そして、マリコが自殺をすることで死者と生者という非対称の関係になり、共依存による均衡は崩れる。シイノがマリコの遺骨を奪い旅に出るのは、改めて対等な関係になりたいという衝動からだ。当然、死者と対等になるには自分も死ぬしかないという考えに至るし、そこから第三者の介入によって過去を振り払い未来への道筋を見つけ出す展開は素直に感動する。

そんな展開に、象徴性を帯びたいくつものシーンや、シイノのヤンキー気質のキャラクターにマッチした名セリフがいくつも練り込まれており、それだけで満足できる作品である。だがそれら全ては、冒頭で述べたように、ほぼ原作そのままなのである。では、今回の映画化によって新たに付加されたオリジナリティは何なのか、それを考えなくてはならない。

原作漫画は単行本1巻、正味140ページ程度の短編である。映画も85分と短いが、それでも原作からは尺を長くする必要がある、それでどうしているかというと、基本的には原作と同じシーンに小さなやり取りを追加していき、1つ1つのシーンを長くしていく作業が主なのである。完全に追加されたシーンとしては、たとえば物語がほとんど終わった後のシイノの日常描写だったりと、単に原作の話から端折られている部分を埋めているだけのものが多い。

ただただ尺を伸ばすだけなので、物語は間延びしていき、原作をひたすら薄めているようだ。映画のオリジナリティが希薄であれば、わざわざ映画にしている意味が何なのか解らなくなってしまう。映画だからこその美点なんて、シイノが旅先で出会うどこか達観した男・マキオを演じる窪田正孝を含め、あまりに完璧すぎる絶妙のキャスティングくらいであろう。

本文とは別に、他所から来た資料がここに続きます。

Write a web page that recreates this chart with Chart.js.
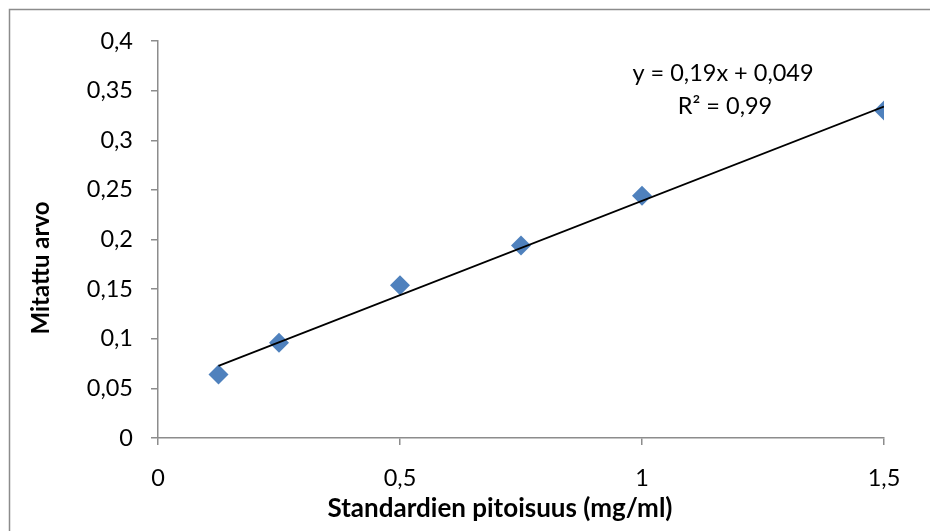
<!DOCTYPE html>
<html>
<head>
<meta charset="utf-8">
<script src="https://cdn.jsdelivr.net/npm/chart.js@4"></script>
<style>
    html, body { margin: 0; padding: 0; background: #fff; }
    #wrap { width: 930px; height: 531px; position: relative; }
</style>
</head>
<body>
<div id="wrap"><canvas id="myChart" width="930" height="531"></canvas></div>
<script>
    // measured standards
    var pitoisuus = [0.125, 0.25, 0.5, 0.75, 1.0, 1.5];
    var mitattu = [0.064, 0.096, 0.154, 0.194, 0.244, 0.330];
    var yTicks = [0, 0.05, 0.1, 0.15, 0.2, 0.25, 0.3, 0.35, 0.4];
    var xTicks = [0, 0.5, 1, 1.5];
    var trendSlope = 0.19;
    var trendIntercept = 0.049;
    var eqLines = ['y = 0,19x + 0,049', 'R\u00b2 = 0,99'];

    var FONT = 'Lato, "Open Sans", sans-serif';

    function fmt(v) {
        return String(Math.round(v * 100) / 100).replace('.', ',');
    }

    // trendline over the measured range
    var xMin = Math.min.apply(null, pitoisuus);
    var xMax = Math.max.apply(null, pitoisuus);
    var trend = [
        {x: xMin, y: trendSlope * xMin + trendIntercept},
        {x: xMax, y: trendSlope * xMax + trendIntercept}
    ];

    var extras = {
        id: 'extras',
        beforeDraw: function(chart) {
            var c = chart.ctx;
            c.save();
            c.strokeStyle = '#8c8c8c';
            c.lineWidth = 1.5;
            c.beginPath();
            c.moveTo(9.5, 531);
            c.lineTo(9.5, 9.5);
            c.lineTo(930, 9.5);
            c.stroke();
            c.restore();
        },
        afterDraw: function(chart) {
            var c = chart.ctx;
            c.save();
            c.fillStyle = '#000';
            c.textAlign = 'center';
            c.textBaseline = 'middle';
            c.font = 'bold 26px ' + FONT;
            c.fillText('Standardien pitoisuus (mg/ml)', 500, 509);
            c.font = 'bold 24px ' + FONT;
            c.translate(41, 268);
            c.rotate(-Math.PI / 2);
            c.fillText('Mitattu arvo', 0, 0);
            c.restore();

            c.save();
            c.fillStyle = '#000';
            c.textAlign = 'center';
            c.textBaseline = 'middle';
            c.font = '23.5px ' + FONT;
            c.fillText(eqLines[0], 723, 73);
            c.fillText(eqLines[1], 725, 106);
            c.restore();
        }
    };

    function loadChart() {
        var ctx = document.getElementById('myChart').getContext('2d');

        var data = {
            datasets: [
                {
                    label: 'Mitattu arvo',
                    data: pitoisuus.map(function(x, i) { return {x: x, y: mitattu[i]}; }),
                    pointStyle: 'rectRot',
                    pointRadius: 10,
                    backgroundColor: '#4f81bd',
                    borderColor: '#4f81bd',
                    borderWidth: 0,
                    showLine: false,
                    order: 2
                },
                {
                    label: 'Trend',
                    data: trend,
                    showLine: true,
                    borderColor: '#000',
                    borderWidth: 1.8,
                    pointRadius: 0,
                    fill: false,
                    order: 1
                }
            ]
        };

        var options = {
            responsive: false,
            animation: false,
            layout: {
                padding: {left: 0, top: 41, right: 46, bottom: 0}
            },
            scales: {
                x: {
                    type: 'linear',
                    min: 0,
                    max: 1.5,
                    afterFit: function(scale) { scale.height = 93; },
                    afterBuildTicks: function(scale) {
                        scale.ticks = xTicks.map(function(v) { return {value: v}; });
                    },
                    grid: {
                        drawOnChartArea: false,
                        drawTicks: true,
                        tickLength: 7,
                        color: '#8c8c8c',
                        lineWidth: 1.5
                    },
                    border: {color: '#8c8c8c', width: 1.5},
                    ticks: {
                        color: '#000',
                        padding: 19,
                        maxRotation: 0,
                        font: {family: FONT, size: 23.5},
                        callback: function(v) { return fmt(v); }
                    }
                },
                y: {
                    type: 'linear',
                    min: 0,
                    max: 0.4,
                    afterFit: function(scale) { scale.width = 158; },
                    afterBuildTicks: function(scale) {
                        scale.ticks = yTicks.map(function(v) { return {value: v}; });
                    },
                    grid: {
                        drawOnChartArea: false,
                        drawTicks: true,
                        tickLength: 7,
                        color: '#8c8c8c',
                        lineWidth: 1.5
                    },
                    border: {color: '#8c8c8c', width: 1.5},
                    ticks: {
                        color: '#000',
                        padding: 18,
                        font: {family: FONT, size: 23.5},
                        callback: function(v) { return fmt(v); }
                    }
                }
            },
            plugins: {
                legend: {display: false},
                tooltip: {enabled: false}
            }
        };

        new Chart(ctx, {
            type: 'scatter',
            data: data,
            options: options,
            plugins: [extras]
        });
    }

    loadChart();
</script>
</body>
</html>
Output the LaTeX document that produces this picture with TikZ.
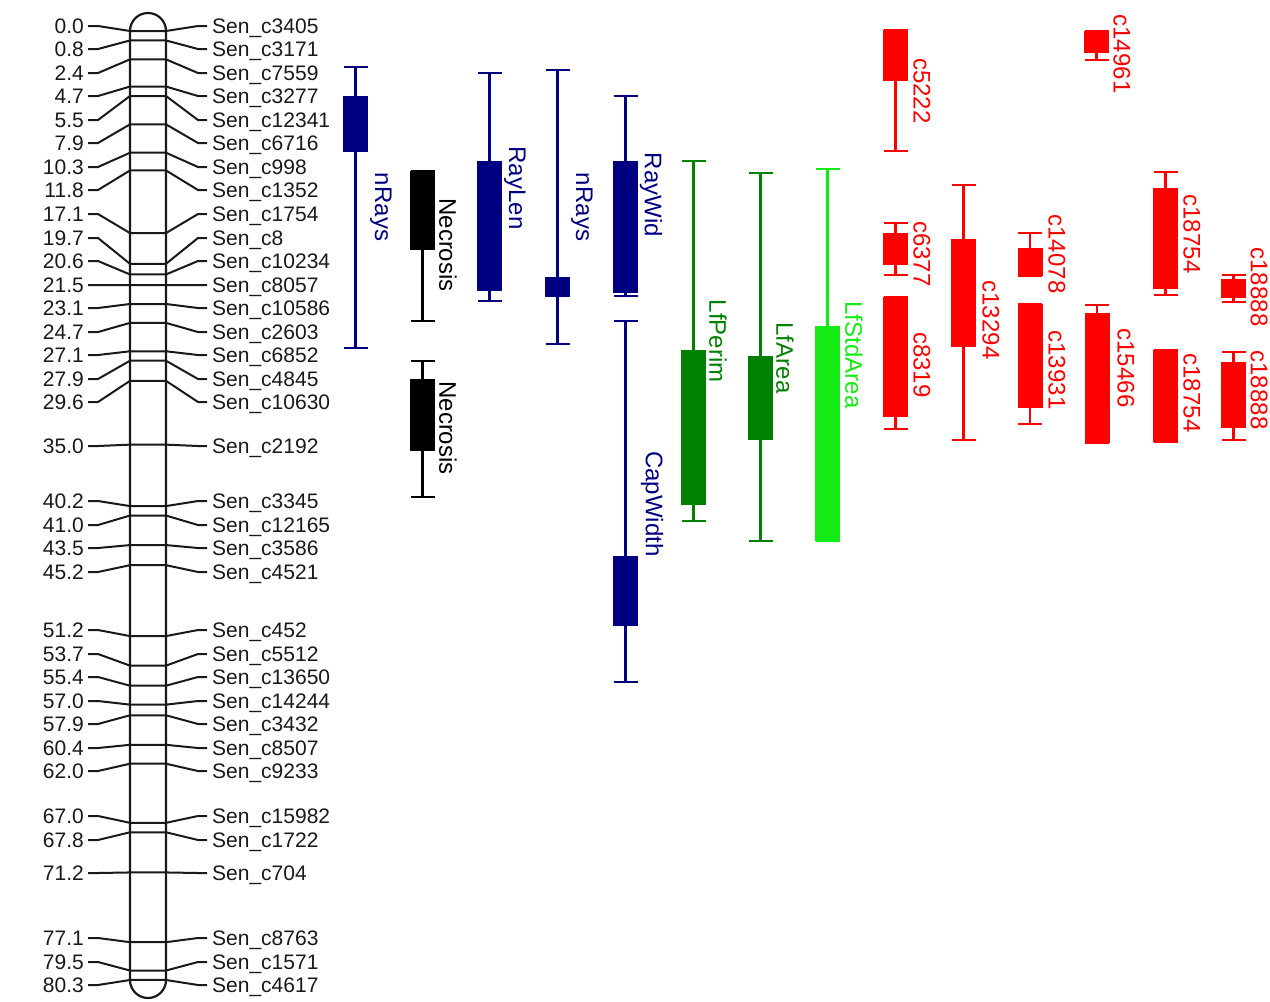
\documentclass[tikz,border=0pt]{standalone}
\usepackage{fontspec}
\setmainfont{Liberation Sans}
\definecolor{navyc}{RGB}{0,0,128}
\definecolor{dgreen}{RGB}{0,128,0}
\definecolor{lgreen}{RGB}{20,235,20}
\definecolor{redc}{RGB}{255,0,0}
\definecolor{mtext}{RGB}{25,25,25}
\newcommand\qtlbar[6]{%
  \draw[whisk,#1] (#2,#3) -- (#2,#6);
  \draw[whisk,#1] (#2-12,#3) -- (#2+12,#3);
  \draw[whisk,#1] (#2-12,#6) -- (#2+12,#6);
  \fill[#1] (#2-12.5,#4) rectangle (#2+12.5,#5);}
\begin{document}
\begin{tikzpicture}[x=1pt,y=-1pt,
  mlab/.style={font=\fontsize{21}{21}\selectfont, text=mtext, text height=15pt, text depth=0pt, inner ysep=2pt},
  mline/.style={line width=2pt, draw=mtext, line join=round},
  tlab/.style={rotate=-90, font=\fontsize{24}{24}\selectfont, inner sep=0pt},
  whisk/.style={line width=2.2pt}]
\useasboundingbox (0,0) rectangle (1270,1002);
\fill[white] (0,0) rectangle (1270,1002);

% markers
\foreach \cm/\ly/\nm [count=\i] in {
 0.0/26/Sen\_c3405, 0.8/49/Sen\_c3171, 2.4/73/Sen\_c7559, 4.7/96/Sen\_c3277,
 5.5/120/Sen\_c12341, 7.9/143/Sen\_c6716, 10.3/167/Sen\_c998, 11.8/190/Sen\_c1352,
 17.1/214/Sen\_c1754, 19.7/238/Sen\_c8, 20.6/261/Sen\_c10234, 21.5/285/Sen\_c8057,
 23.1/308/Sen\_c10586, 24.7/332/Sen\_c2603, 27.1/355/Sen\_c6852, 27.9/379/Sen\_c4845,
 29.6/402/Sen\_c10630, 35.0/446/Sen\_c2192, 40.2/501/Sen\_c3345, 41.0/525/Sen\_c12165,
 43.5/548/Sen\_c3586, 45.2/572/Sen\_c4521, 51.2/630/Sen\_c452, 53.7/654/Sen\_c5512,
 55.4/677/Sen\_c13650, 57.0/701/Sen\_c14244, 57.9/724/Sen\_c3432, 60.4/748/Sen\_c8507,
 62.0/771/Sen\_c9233, 67.0/816/Sen\_c15982, 67.8/840/Sen\_c1722, 71.2/873/Sen\_c704,
 77.1/938/Sen\_c8763, 79.5/962/Sen\_c1571, 80.3/985/Sen\_c4617}{
  \pgfmathsetmacro\my{31+\cm*11.818}
  \node[mlab, anchor=east, inner xsep=4pt] (L\i) at (88,\ly) {\cm};
  \node[mlab, anchor=west, inner xsep=5pt] (R\i) at (207,\ly) {\nm};
  \draw[mline] (L\i.east) -- ++(10,0) -- (130,\my) -- (166,\my) -- (198,\ly) -- (R\i.west);
}
% chromosome
\draw[line width=2.2pt, draw=mtext, rounded corners=18pt] (130,13) rectangle (166,998);

% QTL bars: colour, xc, whisker top, box top, box bottom, whisker bottom
\qtlbar{navyc}{355.5}{67}{96}{152}{348}
\qtlbar{black}{422.5}{171}{171}{250}{321}
\qtlbar{black}{422.5}{361}{379}{451}{497}
\qtlbar{navyc}{489.5}{73}{161}{291}{301}
\qtlbar{navyc}{557.5}{70}{277}{297}{344}
\qtlbar{navyc}{625.5}{96}{161}{293}{296}
\qtlbar{navyc}{625.5}{321}{556}{626}{682}
\qtlbar{dgreen}{693.5}{161}{350}{505}{521}
\qtlbar{dgreen}{760.5}{173}{356}{440}{541}
\qtlbar{lgreen}{827.5}{169}{326}{541}{541}
\qtlbar{redc}{895.5}{30}{30}{81}{151}
\qtlbar{redc}{1096.5}{31}{31}{53}{60}
\qtlbar{redc}{895.5}{223}{233}{265}{275}
\qtlbar{redc}{895.5}{297}{297}{417}{429}
\qtlbar{redc}{963.5}{185}{239}{347}{440}
\qtlbar{redc}{1030}{233}{248}{276}{276}
\qtlbar{redc}{1030}{304}{304}{408}{424}
\qtlbar{redc}{1097}{305}{313}{443}{443}
\qtlbar{redc}{1165.5}{172}{188}{289}{295}
\qtlbar{redc}{1165.5}{350}{350}{442}{442}
\qtlbar{redc}{1233.5}{275}{279}{298}{302}
\qtlbar{redc}{1233.5}{352}{362}{428}{440}

% trait labels
\node[tlab, text=navyc] (t1) at (381,207) {nRays};
\node[tlab, text=black] (t2) at (448,245) {Necrosis};
\node[tlab, text=black] (t3) at (448,428) {Necrosis};
\node[tlab, text=navyc] (t4) at (515,188) {RayLen};
\node[tlab, text=navyc] (t5) at (582,207) {nRays};
\node[tlab, text=navyc] (t6) at (651,195) {RayWid};
\node[tlab, text=navyc] (t7) at (652,504) {CapWidth};
\node[tlab, text=dgreen] (t8) at (718,341) {LfPerim};
\node[tlab, text=dgreen] (t9) at (785,358) {LfArea};
\node[tlab, text=lgreen] (t10) at (854,355) {LfStdArea};
\node[tlab, text=redc] (t11) at (922,91) {c5222};
\node[tlab, text=redc] (t12) at (1122,54) {c14961};
\node[tlab, text=redc] (t13) at (922,254) {c6377};
\node[tlab, text=redc] (t14) at (922,365) {c8319};
\node[tlab, text=redc] (t15) at (991,320) {c13294};
\node[tlab, text=redc] (t16) at (1057,254) {c14078};
\node[tlab, text=redc] (t17) at (1057,370) {c13931};
\node[tlab, text=redc] (t18) at (1126,368) {c15466};
\node[tlab, text=redc] (t19) at (1192,234) {c18754};
\node[tlab, text=redc] (t20) at (1192,393) {c18754};
\node[tlab, text=redc] (t21) at (1259,287) {c18888};
\node[tlab, text=redc] (t22) at (1259,390) {c18888};
\end{tikzpicture}
\end{document}
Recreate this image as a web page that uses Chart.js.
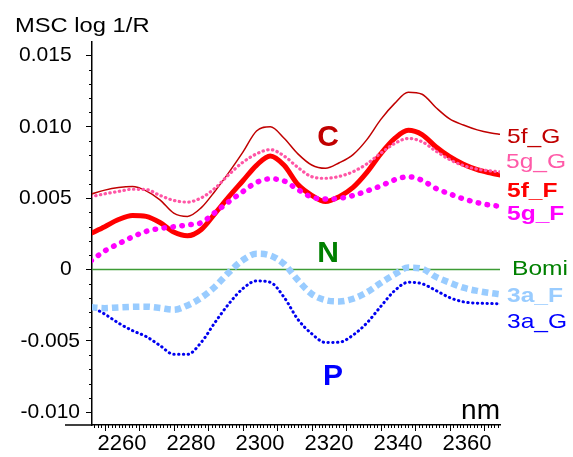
<!DOCTYPE html>
<html>
<head>
<meta charset="utf-8">
<title>MSC log 1/R</title>
<script src="https://cdn.jsdelivr.net/npm/chart.js@4.4.1/dist/chart.umd.min.js"></script>
<style>
  html, body { margin: 0; padding: 0; background: #fff; }
  #grafico { display: block; }
</style>
</head>
<body>
<canvas id="grafico" width="573" height="457"></canvas>
<script>
// comprimentos de onda (nm)
const wavelengths = [2251, 2255, 2259, 2263, 2267, 2271, 2275, 2279, 2283, 2287, 2291,
    2295, 2299, 2303, 2307, 2311, 2315, 2319, 2323, 2327, 2331, 2335, 2339, 2343,
    2347, 2351, 2355, 2359, 2363, 2367, 2370];

// MSC log 1/R de cada amostra
const f5G = [0.00528, 0.00556, 0.00574, 0.00581, 0.00551, 0.00488, 0.00395, 0.00372, 0.00433, 0.00550, 0.00680,
    0.00820, 0.00970, 0.01000, 0.00920, 0.00810, 0.00732, 0.00709, 0.00748, 0.00805, 0.00910, 0.01050, 0.01162, 0.01242,
    0.01228, 0.01135, 0.01055, 0.01012, 0.00978, 0.00956, 0.00946];
const g5G = [0.00510, 0.00530, 0.00547, 0.00562, 0.00560, 0.00519, 0.00484, 0.00472, 0.00502, 0.00570, 0.00665,
    0.00750, 0.00810, 0.00840, 0.00795, 0.00715, 0.00650, 0.00639, 0.00652, 0.00685, 0.00740, 0.00814, 0.00882, 0.00918,
    0.00895, 0.00830, 0.00770, 0.00728, 0.00703, 0.00690, 0.00683];
const f5F = [0.00253, 0.00300, 0.00350, 0.00379, 0.00372, 0.00329, 0.00262, 0.00236, 0.00280, 0.00393, 0.00510,
    0.00620, 0.00730, 0.00795, 0.00730, 0.00595, 0.00520, 0.00476, 0.00510, 0.00575, 0.00680, 0.00810, 0.00917, 0.00975,
    0.00945, 0.00860, 0.00790, 0.00737, 0.00699, 0.00675, 0.00660];
const g5F = [0.00060, 0.00130, 0.00180, 0.00228, 0.00267, 0.00287, 0.00299, 0.00312, 0.00328, 0.00400, 0.00475,
    0.00545, 0.00610, 0.00635, 0.00620, 0.00560, 0.00507, 0.00493, 0.00498, 0.00518, 0.00550, 0.00585, 0.00628, 0.00650,
    0.00625, 0.00568, 0.00530, 0.00495, 0.00468, 0.00450, 0.00442];
const bomi = [0, 0, 0, 0, 0, 0, 0, 0, 0, 0, 0, 0, 0, 0, 0, 0, 0, 0, 0, 0, 0, 0, 0, 0, 0, 0, 0, 0, 0, 0, 0];
const a3F = [-0.00265, -0.00271, -0.00266, -0.00262, -0.00261, -0.00270, -0.00282, -0.00252, -0.00198, -0.00120, -0.00020,
    0.00065, 0.00110, 0.00098, 0.00038, -0.00075, -0.00172, -0.00215, -0.00224, -0.00205, -0.00160, -0.00095, -0.00035, 0.00013,
    0.00005, -0.00052, -0.00092, -0.00128, -0.00150, -0.00166, -0.00175];
const a3G = [-0.00260, -0.00313, -0.00376, -0.00428, -0.00470, -0.00533, -0.00595, -0.00595, -0.00510, -0.00370, -0.00240,
    -0.00135, -0.00080, -0.00090, -0.00195, -0.00350, -0.00450, -0.00512, -0.00510, -0.00460, -0.00375, -0.00260, -0.00150, -0.00090,
    -0.00100, -0.00147, -0.00197, -0.00227, -0.00236, -0.00239, -0.00242];

const xTicks = [2260, 2280, 2300, 2320, 2340, 2360];
const yTicks = [-0.010, -0.005, 0, 0.005, 0.010, 0.015];

const FONTE = '"Liberation Sans", Arial, sans-serif';

function pontos(valores) {
    return wavelengths.map((nm, i) => ({ x: nm, y: valores[i] }));
}

// rótulos das séries na direita e letras no gráfico
const etiquetas = [
    { texto: '5f_G', cor: '#c00000', negrito: false, x: 507, y: 143 },
    { texto: '5g_G', cor: '#ff5aa8', negrito: false, x: 506, y: 168 },
    { texto: '5f_F', cor: '#ff0000', negrito: true, x: 507, y: 197 },
    { texto: '5g_F', cor: '#ff00ff', negrito: true, x: 507, y: 220 },
    { texto: 'Bomi', cor: '#008000', negrito: false, x: 512, y: 275 },
    { texto: '3a_F', cor: '#99ccff', negrito: true, x: 507, y: 302 },
    { texto: '3a_G', cor: '#0000ff', negrito: false, x: 507, y: 328 }
];
const letras = [
    { texto: 'C', cor: '#c00000', x: 328, y: 146 },
    { texto: 'N', cor: '#008000', x: 328, y: 262 },
    { texto: 'P', cor: '#0000ff', x: 333, y: 385 }
];

function escreve(ctx, texto, x, y, fonte, cor, alinhamento, esticar) {
    ctx.save();
    ctx.translate(x, y);
    ctx.scale(esticar, 1);
    ctx.font = fonte;
    ctx.fillStyle = cor;
    ctx.textAlign = alinhamento;
    ctx.textBaseline = 'alphabetic';
    ctx.fillText(texto, 0, 0);
    ctx.restore();
}

const extras = {
    id: 'extras',
    afterDraw(chart) {
        const ctx = chart.ctx;
        const area = chart.chartArea;
        const sx = chart.scales.x;
        const sy = chart.scales.y;
        ctx.save();
        ctx.strokeStyle = '#000';
        ctx.lineWidth = 1;

        // ticks menores do eixo y
        for (let k = -10; k <= 15; k++) {
            if (k % 5 === 0) continue;
            const py = Math.round(sy.getPixelForValue(k / 1000)) + 0.5;
            ctx.beginPath();
            ctx.moveTo(area.left - 3, py);
            ctx.lineTo(area.left, py);
            ctx.stroke();
        }
        // ticks do eixo x (1 nm, maiores a cada 10)
        for (let nm = 2252; nm <= 2369; nm++) {
            const px = Math.round(sx.getPixelForValue(nm)) + 0.5;
            const len = (nm - 2255) % 10 === 0 ? 6 : 3;
            ctx.beginPath();
            ctx.moveTo(px, area.bottom);
            ctx.lineTo(px, area.bottom + len);
            ctx.stroke();
        }
        // eixo x continua para a esquerda
        ctx.lineWidth = 1.5;
        ctx.beginPath();
        ctx.moveTo(65, area.bottom);
        ctx.lineTo(area.left, area.bottom);
        ctx.stroke();

        escreve(ctx, 'MSC log 1/R', 15, 32, '21px ' + FONTE, '#000', 'left', 1.13);
        escreve(ctx, 'nm', 500, 419, '28px ' + FONTE, '#000', 'right', 1);

        etiquetas.forEach(e => {
            escreve(ctx, e.texto, e.x, e.y, (e.negrito ? 'bold ' : '') + '21px ' + FONTE, e.cor, 'left', 1.17);
        });
        letras.forEach(l => {
            escreve(ctx, l.texto, l.x, l.y, 'bold 30px ' + FONTE, l.cor, 'center', 1);
        });
        ctx.restore();
    }
};

const ctx = document.getElementById('grafico').getContext('2d');
new Chart(ctx, {
    type: 'line',
    data: {
        datasets: [
            { label: '5g_F', data: pontos(g5F), borderColor: '#ff00ff', borderWidth: 5.5, borderDash: [0.5, 8.5], borderCapStyle: 'round' },
            { label: '5g_G', data: pontos(g5G), borderColor: '#ff55a5', borderWidth: 3.2, borderDash: [0.4, 4.4], borderCapStyle: 'round' },
            { label: '5f_F', data: pontos(f5F), borderColor: '#ff0000', borderWidth: 5 },
            { label: '5f_G', data: pontos(f5G), borderColor: '#c00000', borderWidth: 1.5 },
            { label: '3a_F', data: pontos(a3F), borderColor: '#99ccff', borderWidth: 6.5, borderDash: [6.5, 4] },
            { label: '3a_G', data: pontos(a3G), borderColor: '#0000f0', borderWidth: 3, borderDash: [0.4, 4.4], borderCapStyle: 'round' },
            { label: 'Bomi', data: pontos(bomi), borderColor: '#3d9b35', borderWidth: 1.5 }
        ]
    },
    options: {
        responsive: false,
        animation: false,
        devicePixelRatio: 1,
        elements: {
            point: { radius: 0 },
            line: { cubicInterpolationMode: 'monotone', fill: false }
        },
        layout: { padding: { top: 42, right: 73, bottom: 0, left: 0 } },
        plugins: {
            legend: { display: false },
            tooltip: { enabled: false }
        },
        scales: {
            x: {
                type: 'linear',
                min: 2251.3,
                max: 2369.6,
                border: { color: '#000', width: 1.5 },
                grid: { drawOnChartArea: false, drawTicks: false },
                afterBuildTicks: (scale) => { scale.ticks = xTicks.map(v => ({ value: v })); },
                ticks: {
                    autoSkip: false,
                    maxRotation: 0,
                    padding: 6,
                    color: '#000',
                    font: { family: FONTE, size: 22 },
                    callback: (v) => String(v)
                },
                afterFit: (scale) => { scale.height = 32; }
            },
            y: {
                min: -0.0109,
                max: 0.01594,
                border: { color: '#000', width: 1.5 },
                grid: { drawOnChartArea: false, tickLength: 6, color: '#000', lineWidth: 1 },
                afterBuildTicks: (scale) => { scale.ticks = yTicks.map(v => ({ value: v })); },
                ticks: {
                    padding: 6,
                    color: '#000',
                    font: { family: FONTE, size: 21 },
                    callback: (v) => {
                        if (Math.abs(v) < 1e-9) return '0\u2009\u2009';
                        const s = v.toFixed(3);
                        return v > 0 ? s + '\u2009\u2009' : s;
                    }
                },
                afterFit: (scale) => { scale.width = 92; }
            }
        }
    },
    plugins: [extras]
});
</script>
</body>
</html>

本作で完全にオリジナルとして加えられている要素は、あることはある。終盤、海岸でシイノが自殺しようとするその瞬間、女子学生がフルフェイスの暴漢に襲われているのを目撃し、シイノはマリコの遺骨をぶつけて暴漢を撃退する(ここは原作そのまま)。人里離れた海岸で唐突に発生するワケ解らない状況の逃亡劇や、この暴漢が以前にシイノからバッグを奪ったひったくりだった点を含めて、原作でもあまりの御都合主義に面食らう展開ではある。そこに映画では、以前にシイノと女子学生が出会っているシーンと、暴漢撃退の後にも女子学生からお礼の手紙を貰うシーンが完全オリジナルで追加されている。

原作では無記名のエキストラのような女子学生について、なぜか存在が大きくなされているのである。マリコもよくシイノ宛ての手紙を書いていたので、それとの対比という狙いのつもりであろうが、結果としては原作における無理筋の御都合主義を更に際立たせてしまっているだけだ。それは本意では無いだろう。

映画オリジナルの部分で最も意図が明確だったのは、駅での別れ際にマキオから貰った駅弁を、シイノが電車に乗るや否や食べ始める短いシーン。車窓の向こうでマキオが「早っ」とボソッと呟くのは笑ったし、食への執着からはシイノが前を向いて未来を生きていくことへの決意が感じ取られる。本来は、このように原作の物語を膨らませていくためのオリジナル要素が、もっと多くあるべきではないか。そうでなければ、映画にする意味が無いのだから。